Bharat Sanchar Nigam Ltd (BSNL), India’s biggest phone firm, will launch interactive television services using internet technology in Pune and Bangalore this month.
This will be followed by Kolkata, early in April, after a two-year search for franchisees who will roll out the service.
As the latest entrant into so-called IPTV, short for internet protocol television, BSNL joins other telecom companies such as Mahanagar Telephone Nigam Ltd (MTNL), the phone service provider in Mumbai and Delhi, Bharti Airtel, India’s biggest mobile phone services firm, and Reliance Communications, run by billionaire Anil Ambani.
MTNL already provides the service, while Bharti intends to do so in March and Reliance later this year.
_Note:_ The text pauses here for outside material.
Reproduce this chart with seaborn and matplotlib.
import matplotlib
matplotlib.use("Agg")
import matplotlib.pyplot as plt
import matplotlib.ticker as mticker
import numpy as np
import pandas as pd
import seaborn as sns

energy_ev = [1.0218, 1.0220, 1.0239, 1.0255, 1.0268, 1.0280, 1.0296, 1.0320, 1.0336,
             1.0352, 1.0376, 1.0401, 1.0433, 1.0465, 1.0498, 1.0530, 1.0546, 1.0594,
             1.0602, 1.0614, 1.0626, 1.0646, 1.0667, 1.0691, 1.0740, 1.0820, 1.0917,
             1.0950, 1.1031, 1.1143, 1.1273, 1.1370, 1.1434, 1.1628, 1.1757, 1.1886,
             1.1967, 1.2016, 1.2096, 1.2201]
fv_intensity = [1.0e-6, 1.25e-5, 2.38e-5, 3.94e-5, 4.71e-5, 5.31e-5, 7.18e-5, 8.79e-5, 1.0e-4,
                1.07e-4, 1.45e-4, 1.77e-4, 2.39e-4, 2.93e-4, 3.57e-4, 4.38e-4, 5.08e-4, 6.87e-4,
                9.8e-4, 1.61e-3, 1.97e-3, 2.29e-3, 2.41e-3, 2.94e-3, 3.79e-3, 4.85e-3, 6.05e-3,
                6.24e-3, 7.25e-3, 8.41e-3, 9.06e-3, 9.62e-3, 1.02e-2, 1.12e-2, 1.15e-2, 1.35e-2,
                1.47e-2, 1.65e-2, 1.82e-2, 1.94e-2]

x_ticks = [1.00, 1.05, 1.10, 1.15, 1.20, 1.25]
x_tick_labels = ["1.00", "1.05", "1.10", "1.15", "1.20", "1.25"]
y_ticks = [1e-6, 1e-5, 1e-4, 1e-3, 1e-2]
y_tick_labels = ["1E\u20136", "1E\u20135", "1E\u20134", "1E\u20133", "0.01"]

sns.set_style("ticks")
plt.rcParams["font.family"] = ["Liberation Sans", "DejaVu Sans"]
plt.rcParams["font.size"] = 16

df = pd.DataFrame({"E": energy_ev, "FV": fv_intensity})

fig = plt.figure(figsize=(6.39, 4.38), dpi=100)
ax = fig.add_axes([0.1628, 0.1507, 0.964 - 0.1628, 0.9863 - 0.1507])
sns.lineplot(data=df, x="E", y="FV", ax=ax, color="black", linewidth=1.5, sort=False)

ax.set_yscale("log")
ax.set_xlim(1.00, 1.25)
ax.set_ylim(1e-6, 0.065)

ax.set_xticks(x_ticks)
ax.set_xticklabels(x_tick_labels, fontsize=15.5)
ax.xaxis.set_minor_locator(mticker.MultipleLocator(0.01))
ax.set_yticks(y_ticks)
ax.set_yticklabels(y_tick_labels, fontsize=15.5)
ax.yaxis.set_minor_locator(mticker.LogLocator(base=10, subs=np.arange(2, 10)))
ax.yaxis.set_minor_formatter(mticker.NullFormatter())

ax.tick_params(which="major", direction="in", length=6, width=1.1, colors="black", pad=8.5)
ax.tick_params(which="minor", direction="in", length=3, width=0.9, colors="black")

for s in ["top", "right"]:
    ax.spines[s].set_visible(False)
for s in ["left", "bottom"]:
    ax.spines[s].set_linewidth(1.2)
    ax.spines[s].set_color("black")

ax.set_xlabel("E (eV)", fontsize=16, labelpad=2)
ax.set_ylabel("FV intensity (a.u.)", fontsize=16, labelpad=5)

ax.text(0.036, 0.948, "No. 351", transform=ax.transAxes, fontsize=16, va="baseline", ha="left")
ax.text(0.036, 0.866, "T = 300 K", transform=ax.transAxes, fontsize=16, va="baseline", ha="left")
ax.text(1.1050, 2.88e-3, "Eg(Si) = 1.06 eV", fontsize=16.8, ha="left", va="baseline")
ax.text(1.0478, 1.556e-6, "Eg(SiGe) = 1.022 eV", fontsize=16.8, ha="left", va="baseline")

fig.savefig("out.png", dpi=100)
BSNL’s IPTV service could be extended to another six cities in the coming months. “Pune and Bangalore are being launched this month itself,” said K. Ramchand, chief general manager of BSNL’s Pune-based IT solutions division.
The nationwide operator had first sought franchisees in 71 cities for its IPTV service early in 2005 but its terms were seen as unattractive. BSNL had insisted on at least 10% of revenues in return for access to the customers’ homes through its copper phone cables.
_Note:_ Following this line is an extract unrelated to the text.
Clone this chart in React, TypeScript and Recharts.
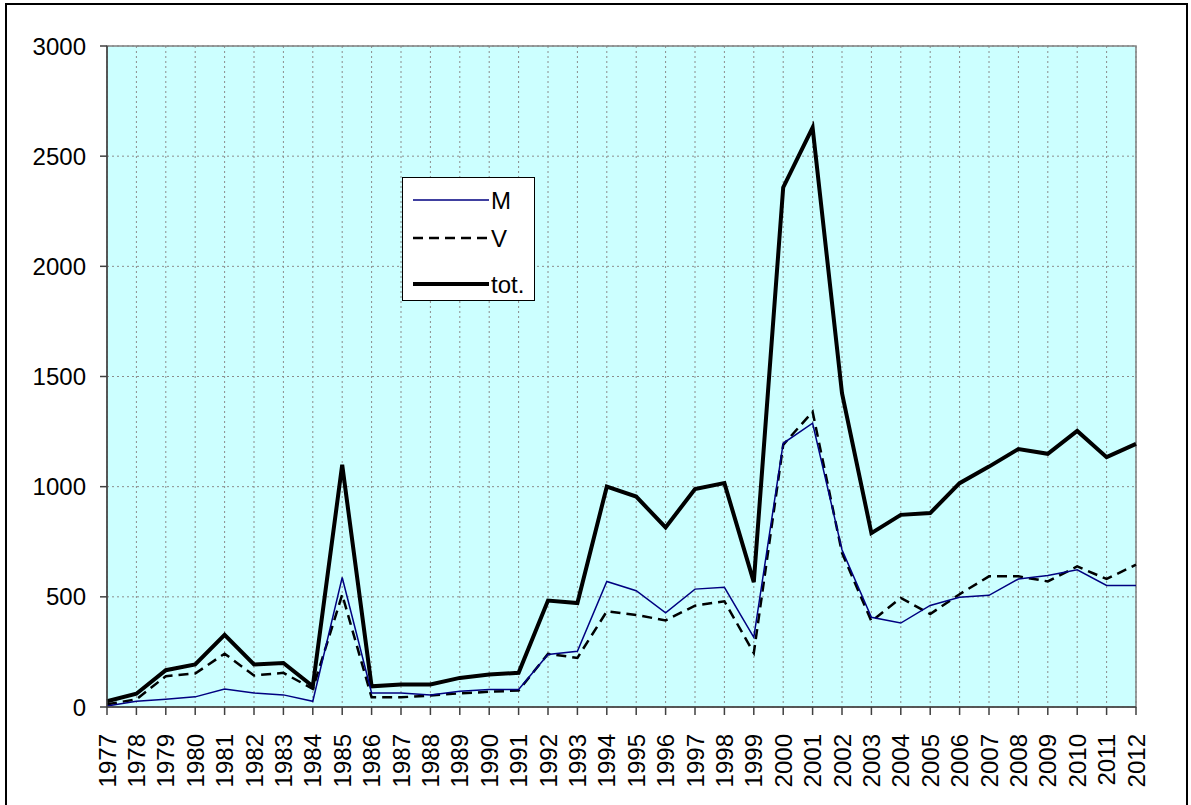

It expects to roll out services in most of the 71 cities by the year-end, a BSNL executive, who requested anonymity, said
However, BSNL later decided to settle for the best-available offers after finding few takers for its tender, under which the franchisees have to set up the broadcast infrastructure. This includes servers and set-top boxes.
The franchisees who will roll out services are India Online Ltd in Bangalore, Maharashtra Knowledge Corporation in Pune, and Time Broadband in Kolkata.
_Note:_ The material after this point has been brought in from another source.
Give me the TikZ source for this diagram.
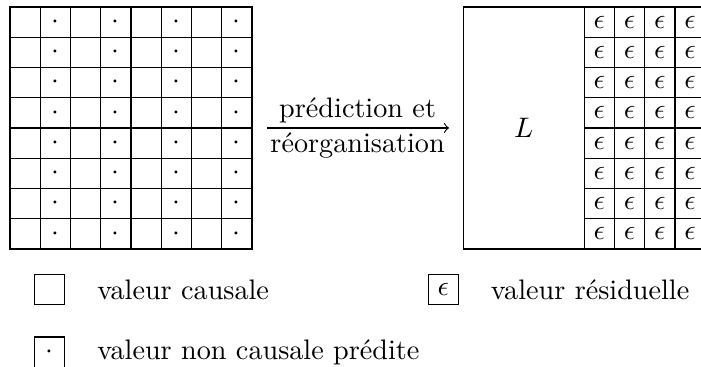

Besides television programmes, the BSNL IPTV will provide videos, movies on demand and gaming. .
Analysts says BSNL and other telecommunication companies are increasingly looking at the IPTV service as a hedge against subscriber erosion rather than as a source of revenue.
“Return on investment in services like IPTV takes between seven to 15 years. Operators cannot view this as a source of revenue, only as something that prevents further haemorrhage of their voice and broadband revenues,” says Rajeev Tankha, a director for telecom support applications at business software vendor Oracle.